:: CHALLENGE ::
Exactly and only the lines from the first entry through the line with "a_obs = [9.0, 3.7, 5.5, 22.7, 20.2, 15.5]" should be copied, both ends included, with no pictures.

:: Stored items ::
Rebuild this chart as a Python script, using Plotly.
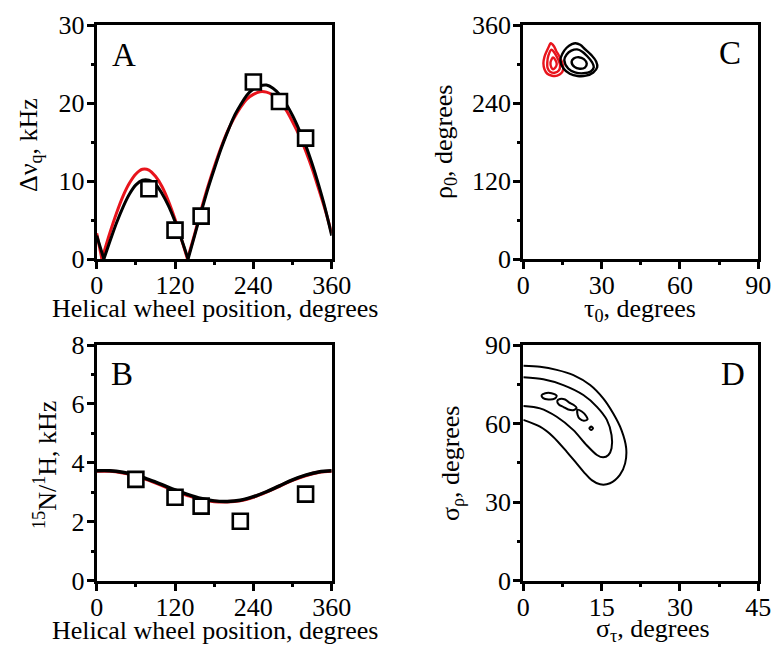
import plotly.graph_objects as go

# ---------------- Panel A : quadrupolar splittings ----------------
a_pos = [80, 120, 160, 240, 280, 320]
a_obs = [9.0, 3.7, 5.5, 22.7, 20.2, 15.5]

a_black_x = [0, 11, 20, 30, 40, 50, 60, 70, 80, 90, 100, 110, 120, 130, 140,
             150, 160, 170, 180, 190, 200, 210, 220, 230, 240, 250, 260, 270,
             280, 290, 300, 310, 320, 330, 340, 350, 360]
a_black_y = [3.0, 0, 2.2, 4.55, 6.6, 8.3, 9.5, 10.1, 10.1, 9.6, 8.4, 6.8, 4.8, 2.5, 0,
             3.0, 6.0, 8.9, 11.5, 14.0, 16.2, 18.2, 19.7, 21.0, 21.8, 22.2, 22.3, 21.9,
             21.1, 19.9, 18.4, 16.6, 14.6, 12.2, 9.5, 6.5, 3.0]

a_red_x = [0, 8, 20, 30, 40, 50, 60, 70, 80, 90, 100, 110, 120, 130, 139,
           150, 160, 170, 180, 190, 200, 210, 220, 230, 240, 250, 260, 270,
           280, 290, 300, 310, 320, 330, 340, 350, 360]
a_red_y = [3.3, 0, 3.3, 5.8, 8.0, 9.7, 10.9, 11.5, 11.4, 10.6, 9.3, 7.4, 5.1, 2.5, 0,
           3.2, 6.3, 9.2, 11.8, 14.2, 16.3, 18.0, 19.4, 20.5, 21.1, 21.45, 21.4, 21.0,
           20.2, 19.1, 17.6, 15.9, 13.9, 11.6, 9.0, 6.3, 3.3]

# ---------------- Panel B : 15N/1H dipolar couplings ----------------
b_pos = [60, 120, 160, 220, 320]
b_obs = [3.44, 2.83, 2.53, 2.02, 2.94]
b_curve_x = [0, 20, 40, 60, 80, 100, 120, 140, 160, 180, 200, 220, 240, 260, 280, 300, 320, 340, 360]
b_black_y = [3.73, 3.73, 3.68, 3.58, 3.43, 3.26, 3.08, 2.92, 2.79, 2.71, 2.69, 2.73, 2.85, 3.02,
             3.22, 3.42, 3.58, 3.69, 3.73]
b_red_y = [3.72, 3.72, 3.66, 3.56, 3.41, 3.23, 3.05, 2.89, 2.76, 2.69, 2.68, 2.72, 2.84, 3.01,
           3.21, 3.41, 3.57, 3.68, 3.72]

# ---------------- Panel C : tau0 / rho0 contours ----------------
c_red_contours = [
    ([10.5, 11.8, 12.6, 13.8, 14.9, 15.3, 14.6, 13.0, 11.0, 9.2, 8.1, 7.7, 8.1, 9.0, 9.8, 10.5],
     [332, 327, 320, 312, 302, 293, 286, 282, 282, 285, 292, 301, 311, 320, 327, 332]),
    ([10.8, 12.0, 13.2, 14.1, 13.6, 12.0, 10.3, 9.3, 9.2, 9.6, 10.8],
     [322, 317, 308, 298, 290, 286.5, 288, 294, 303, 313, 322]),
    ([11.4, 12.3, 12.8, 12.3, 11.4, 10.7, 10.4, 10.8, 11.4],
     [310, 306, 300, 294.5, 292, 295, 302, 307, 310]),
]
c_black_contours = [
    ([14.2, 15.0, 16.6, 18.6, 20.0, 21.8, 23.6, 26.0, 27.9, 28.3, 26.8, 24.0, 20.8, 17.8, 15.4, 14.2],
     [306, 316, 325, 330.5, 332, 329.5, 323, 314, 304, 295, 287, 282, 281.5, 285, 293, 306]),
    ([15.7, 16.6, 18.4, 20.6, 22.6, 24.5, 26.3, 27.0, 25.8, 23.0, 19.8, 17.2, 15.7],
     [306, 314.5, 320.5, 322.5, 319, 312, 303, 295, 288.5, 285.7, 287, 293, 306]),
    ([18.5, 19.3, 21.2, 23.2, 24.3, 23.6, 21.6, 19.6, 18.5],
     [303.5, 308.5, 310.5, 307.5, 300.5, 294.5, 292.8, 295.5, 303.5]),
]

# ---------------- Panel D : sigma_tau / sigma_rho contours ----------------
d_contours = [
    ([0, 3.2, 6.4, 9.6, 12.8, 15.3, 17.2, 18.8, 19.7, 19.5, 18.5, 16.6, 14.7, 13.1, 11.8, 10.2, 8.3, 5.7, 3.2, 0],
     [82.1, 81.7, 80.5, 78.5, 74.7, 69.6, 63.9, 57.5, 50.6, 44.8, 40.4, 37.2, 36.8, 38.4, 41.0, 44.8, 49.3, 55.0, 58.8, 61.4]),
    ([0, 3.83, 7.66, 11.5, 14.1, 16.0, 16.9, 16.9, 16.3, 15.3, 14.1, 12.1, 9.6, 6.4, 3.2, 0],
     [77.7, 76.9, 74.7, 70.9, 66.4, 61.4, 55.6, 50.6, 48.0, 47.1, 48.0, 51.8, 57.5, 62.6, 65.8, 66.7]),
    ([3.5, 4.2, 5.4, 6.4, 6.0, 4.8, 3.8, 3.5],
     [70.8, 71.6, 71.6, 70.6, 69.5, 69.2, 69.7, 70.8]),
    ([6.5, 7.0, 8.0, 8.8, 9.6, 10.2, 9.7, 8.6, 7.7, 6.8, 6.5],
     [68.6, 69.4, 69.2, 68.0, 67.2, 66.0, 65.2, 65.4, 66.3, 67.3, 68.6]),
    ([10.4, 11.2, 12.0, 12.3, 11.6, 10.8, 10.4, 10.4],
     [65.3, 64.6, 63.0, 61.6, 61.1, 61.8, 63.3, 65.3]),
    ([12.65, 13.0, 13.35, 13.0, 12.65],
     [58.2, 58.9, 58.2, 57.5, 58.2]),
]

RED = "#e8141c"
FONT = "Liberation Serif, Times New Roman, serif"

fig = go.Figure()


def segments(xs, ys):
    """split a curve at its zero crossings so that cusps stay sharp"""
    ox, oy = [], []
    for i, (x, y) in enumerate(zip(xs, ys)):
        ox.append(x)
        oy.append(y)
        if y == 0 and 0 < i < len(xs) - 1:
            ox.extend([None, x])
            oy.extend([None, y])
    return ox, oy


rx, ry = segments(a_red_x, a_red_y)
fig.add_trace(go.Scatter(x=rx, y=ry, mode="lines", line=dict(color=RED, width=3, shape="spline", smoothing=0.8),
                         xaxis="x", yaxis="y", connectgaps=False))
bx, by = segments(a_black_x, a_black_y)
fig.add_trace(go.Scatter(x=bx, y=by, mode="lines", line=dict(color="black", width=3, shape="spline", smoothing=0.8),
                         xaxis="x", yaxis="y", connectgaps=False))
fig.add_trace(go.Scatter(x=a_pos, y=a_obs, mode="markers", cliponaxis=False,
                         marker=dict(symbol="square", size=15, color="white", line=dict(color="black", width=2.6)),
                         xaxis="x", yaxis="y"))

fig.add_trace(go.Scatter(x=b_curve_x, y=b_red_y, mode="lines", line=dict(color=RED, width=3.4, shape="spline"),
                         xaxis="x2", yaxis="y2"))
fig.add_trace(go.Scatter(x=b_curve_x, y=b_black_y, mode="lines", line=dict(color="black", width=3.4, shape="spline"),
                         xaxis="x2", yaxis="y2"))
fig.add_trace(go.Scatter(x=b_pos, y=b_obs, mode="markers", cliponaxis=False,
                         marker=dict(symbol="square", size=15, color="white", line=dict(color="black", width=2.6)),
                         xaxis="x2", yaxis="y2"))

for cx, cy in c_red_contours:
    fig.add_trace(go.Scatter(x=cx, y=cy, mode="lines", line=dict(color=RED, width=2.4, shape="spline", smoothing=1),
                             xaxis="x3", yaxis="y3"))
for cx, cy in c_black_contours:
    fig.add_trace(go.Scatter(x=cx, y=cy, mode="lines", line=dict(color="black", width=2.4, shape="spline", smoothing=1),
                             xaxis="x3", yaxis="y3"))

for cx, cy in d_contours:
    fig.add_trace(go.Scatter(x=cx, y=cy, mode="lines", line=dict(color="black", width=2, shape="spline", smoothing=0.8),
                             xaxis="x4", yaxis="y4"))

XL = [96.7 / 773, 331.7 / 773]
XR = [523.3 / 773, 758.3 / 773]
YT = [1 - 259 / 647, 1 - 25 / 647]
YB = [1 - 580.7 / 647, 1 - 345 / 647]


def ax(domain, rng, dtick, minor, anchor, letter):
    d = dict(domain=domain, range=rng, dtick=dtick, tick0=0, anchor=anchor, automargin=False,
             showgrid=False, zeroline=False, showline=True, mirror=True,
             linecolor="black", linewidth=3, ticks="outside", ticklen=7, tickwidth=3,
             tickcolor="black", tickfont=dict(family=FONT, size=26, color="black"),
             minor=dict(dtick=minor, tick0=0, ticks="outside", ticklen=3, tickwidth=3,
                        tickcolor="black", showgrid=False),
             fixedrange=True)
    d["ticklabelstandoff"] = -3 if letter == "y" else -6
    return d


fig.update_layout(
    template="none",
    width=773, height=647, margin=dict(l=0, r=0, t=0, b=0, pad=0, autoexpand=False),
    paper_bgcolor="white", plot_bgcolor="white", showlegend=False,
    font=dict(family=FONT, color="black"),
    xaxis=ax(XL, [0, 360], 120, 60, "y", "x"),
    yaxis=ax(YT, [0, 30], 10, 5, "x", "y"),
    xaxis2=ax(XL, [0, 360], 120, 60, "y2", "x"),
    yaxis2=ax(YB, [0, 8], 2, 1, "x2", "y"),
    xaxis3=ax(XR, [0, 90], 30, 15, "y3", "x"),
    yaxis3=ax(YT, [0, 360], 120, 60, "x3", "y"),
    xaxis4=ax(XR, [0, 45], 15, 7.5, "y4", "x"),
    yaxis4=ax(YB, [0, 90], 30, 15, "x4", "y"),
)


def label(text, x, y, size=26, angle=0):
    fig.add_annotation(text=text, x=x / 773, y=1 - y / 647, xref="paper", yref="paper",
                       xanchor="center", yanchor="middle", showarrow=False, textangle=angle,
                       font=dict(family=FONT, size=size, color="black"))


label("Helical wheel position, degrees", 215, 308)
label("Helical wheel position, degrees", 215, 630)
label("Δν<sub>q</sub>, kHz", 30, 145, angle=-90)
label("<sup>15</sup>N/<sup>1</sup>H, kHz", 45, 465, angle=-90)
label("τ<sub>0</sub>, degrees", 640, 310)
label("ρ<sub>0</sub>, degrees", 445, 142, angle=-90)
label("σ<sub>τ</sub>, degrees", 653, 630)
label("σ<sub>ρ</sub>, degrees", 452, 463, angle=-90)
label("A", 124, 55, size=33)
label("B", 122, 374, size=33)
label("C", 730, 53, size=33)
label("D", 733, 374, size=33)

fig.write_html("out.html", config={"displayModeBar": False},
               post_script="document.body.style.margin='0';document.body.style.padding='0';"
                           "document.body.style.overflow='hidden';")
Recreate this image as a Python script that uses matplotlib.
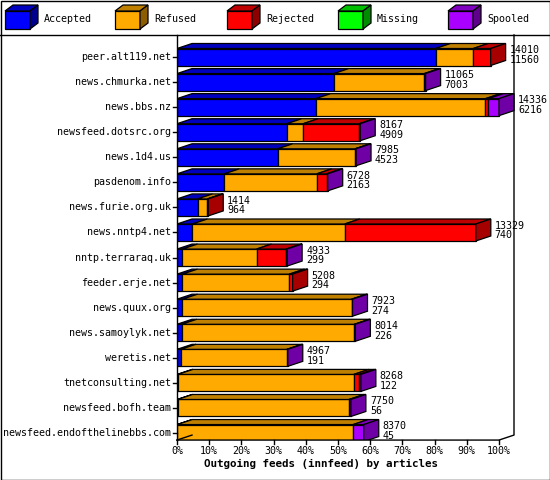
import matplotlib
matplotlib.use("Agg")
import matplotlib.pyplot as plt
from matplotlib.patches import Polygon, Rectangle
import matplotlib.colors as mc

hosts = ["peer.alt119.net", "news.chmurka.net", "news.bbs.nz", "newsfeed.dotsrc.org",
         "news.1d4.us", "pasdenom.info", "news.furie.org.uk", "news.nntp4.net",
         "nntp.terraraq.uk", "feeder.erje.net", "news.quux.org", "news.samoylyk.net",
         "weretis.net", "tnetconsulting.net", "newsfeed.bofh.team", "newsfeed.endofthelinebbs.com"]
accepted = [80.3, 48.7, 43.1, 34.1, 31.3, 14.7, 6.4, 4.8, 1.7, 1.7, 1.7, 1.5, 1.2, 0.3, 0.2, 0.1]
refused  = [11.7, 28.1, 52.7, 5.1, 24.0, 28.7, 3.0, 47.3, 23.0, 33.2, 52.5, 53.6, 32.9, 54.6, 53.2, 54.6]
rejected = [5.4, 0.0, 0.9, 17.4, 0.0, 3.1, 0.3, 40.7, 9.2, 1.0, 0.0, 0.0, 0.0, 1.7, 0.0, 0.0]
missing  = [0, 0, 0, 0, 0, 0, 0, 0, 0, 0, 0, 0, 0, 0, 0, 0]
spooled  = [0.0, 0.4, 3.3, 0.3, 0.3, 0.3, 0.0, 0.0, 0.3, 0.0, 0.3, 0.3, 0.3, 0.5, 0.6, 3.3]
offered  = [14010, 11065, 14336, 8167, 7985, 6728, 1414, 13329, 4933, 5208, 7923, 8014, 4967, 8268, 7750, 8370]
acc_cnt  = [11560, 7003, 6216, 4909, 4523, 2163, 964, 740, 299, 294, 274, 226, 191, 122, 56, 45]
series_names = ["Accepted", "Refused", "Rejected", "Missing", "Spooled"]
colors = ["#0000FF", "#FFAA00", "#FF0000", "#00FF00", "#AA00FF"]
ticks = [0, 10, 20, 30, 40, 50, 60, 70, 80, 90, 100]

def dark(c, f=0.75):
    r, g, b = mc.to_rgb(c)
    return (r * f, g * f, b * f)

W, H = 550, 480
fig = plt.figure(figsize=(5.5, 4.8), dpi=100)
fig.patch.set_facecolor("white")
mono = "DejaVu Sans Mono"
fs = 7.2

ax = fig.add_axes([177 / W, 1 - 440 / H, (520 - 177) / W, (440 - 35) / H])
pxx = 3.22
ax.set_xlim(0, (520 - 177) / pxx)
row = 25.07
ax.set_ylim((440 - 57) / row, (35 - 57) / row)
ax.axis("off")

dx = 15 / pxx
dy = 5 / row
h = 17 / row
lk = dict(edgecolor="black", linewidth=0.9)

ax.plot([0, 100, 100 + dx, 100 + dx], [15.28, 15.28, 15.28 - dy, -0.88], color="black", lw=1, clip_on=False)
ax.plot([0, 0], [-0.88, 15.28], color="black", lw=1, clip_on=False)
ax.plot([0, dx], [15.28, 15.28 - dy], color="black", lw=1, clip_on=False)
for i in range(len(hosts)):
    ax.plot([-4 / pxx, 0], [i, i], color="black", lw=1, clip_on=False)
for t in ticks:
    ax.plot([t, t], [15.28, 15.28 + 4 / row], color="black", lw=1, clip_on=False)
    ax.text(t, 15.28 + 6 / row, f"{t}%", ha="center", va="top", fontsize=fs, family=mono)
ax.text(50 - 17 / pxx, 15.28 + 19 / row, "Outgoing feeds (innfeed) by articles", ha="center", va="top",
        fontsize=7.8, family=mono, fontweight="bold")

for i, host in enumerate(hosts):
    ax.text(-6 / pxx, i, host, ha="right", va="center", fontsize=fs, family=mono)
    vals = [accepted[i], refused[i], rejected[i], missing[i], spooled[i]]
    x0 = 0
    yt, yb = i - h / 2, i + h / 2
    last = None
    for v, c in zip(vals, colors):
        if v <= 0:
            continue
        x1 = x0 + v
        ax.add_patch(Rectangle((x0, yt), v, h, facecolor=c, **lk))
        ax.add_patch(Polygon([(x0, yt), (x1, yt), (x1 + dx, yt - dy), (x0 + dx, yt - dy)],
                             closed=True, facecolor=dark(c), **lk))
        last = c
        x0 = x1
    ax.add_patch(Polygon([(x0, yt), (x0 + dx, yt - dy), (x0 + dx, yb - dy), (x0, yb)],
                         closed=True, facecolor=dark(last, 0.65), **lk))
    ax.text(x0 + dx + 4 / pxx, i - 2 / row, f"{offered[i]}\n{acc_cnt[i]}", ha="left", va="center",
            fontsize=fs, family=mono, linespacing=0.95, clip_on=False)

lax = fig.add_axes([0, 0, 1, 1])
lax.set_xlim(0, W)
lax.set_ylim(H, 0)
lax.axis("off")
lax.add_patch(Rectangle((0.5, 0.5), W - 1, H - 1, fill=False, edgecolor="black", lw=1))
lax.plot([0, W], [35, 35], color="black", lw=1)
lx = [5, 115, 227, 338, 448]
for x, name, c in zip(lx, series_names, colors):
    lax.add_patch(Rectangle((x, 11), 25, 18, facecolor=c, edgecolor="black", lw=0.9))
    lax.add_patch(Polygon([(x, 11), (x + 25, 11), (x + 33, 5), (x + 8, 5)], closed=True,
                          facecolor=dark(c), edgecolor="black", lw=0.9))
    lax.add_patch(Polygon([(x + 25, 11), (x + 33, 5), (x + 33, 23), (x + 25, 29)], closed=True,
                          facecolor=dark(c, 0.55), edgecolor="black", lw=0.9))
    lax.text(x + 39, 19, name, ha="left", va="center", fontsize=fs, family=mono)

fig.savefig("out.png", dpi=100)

:: RESULT OF THIS TASK ::
Rebuild this chart as a Python script, using Plotly.
import plotly.graph_objects as go

# ---------------- Panel A : quadrupolar splittings ----------------
a_pos = [80, 120, 160, 240, 280, 320]
a_obs = [9.0, 3.7, 5.5, 22.7, 20.2, 15.5]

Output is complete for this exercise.